We then immediately fall to our knees declaring our utter dependance on his provision both physically and spiritually (vs.11) and are reminded of and brought to account the state of our relationships with the Lord and with others (vs.12).
Finishing off finds us once more standing alongside the Lord simply stating our humanity and declaring his omnipotence (vs.13).
Prayer is first and foremost a matter of our hearts position before the Lord. It isn’t the words we speak or the length by which we pray, it has nothing to do with eloquence, nothing to do with volume, and its not really about repeating what we know about God, rather it is a private conversation between God and you.
In this the simpler the better. Too many words and we lose our effectiveness.
On my recent trip to Mozambique, where prayer was a loud repetition of facts about God my own prayers became simpler and simpler.
“God we welcome you. God we love you. Thank-you for this day.”
LEARN HOW TO PRAY over at http://teachingpeoplehowtopray.org
2 thoughts on “How to Pray”
Jesus’ prayer is indeed meant to be a contrast to pompous public prayers, like those of the scribes and Pharisees in the synagogues (Mt. 6:5-6). Later (in Mt. 23:7-10) Jesus says these leaders like to be called rabbi, but his disciples should not be called rabbi, for they have one teacher (Christ); and call no man father, for they have one Father, the one in heaven. This relates to Jesus’ prayer that addresses “our Father, the one in the heavens” (not the ones on earth); “it’s your name that should be revered” (rather than the earthly fathers).
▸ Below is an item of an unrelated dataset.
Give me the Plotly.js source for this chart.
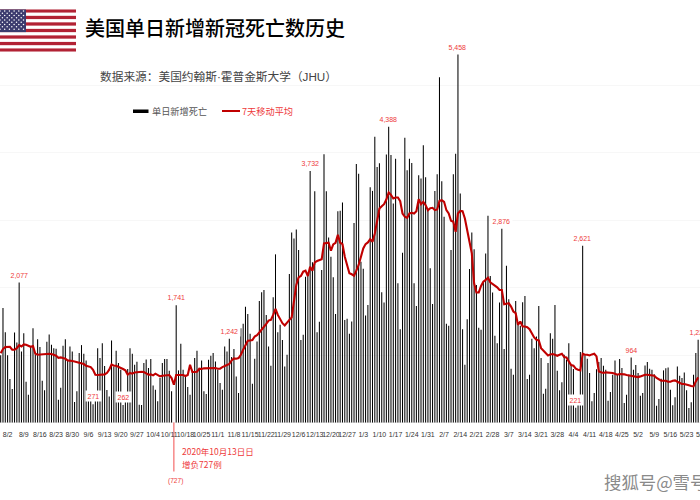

With our one Father and teacher, we are all brothers and sisters (23:8). When we also pray that the Father’s will be done on earth, we do so having been taught by Christ what our Father wants (such as the various commands of Mt. 5-7, in the middle of which is Jesus’ prayer). So our Father is also the king of this new kingdom of disciples of Christ (who is his vice-regent), and we pray that the obedience our Father demands will be done by us, his humble children.
Yes and Amen Lucas – although God never demands obedience, he invites it and us into fullness of relationship with him whereby everything is made new.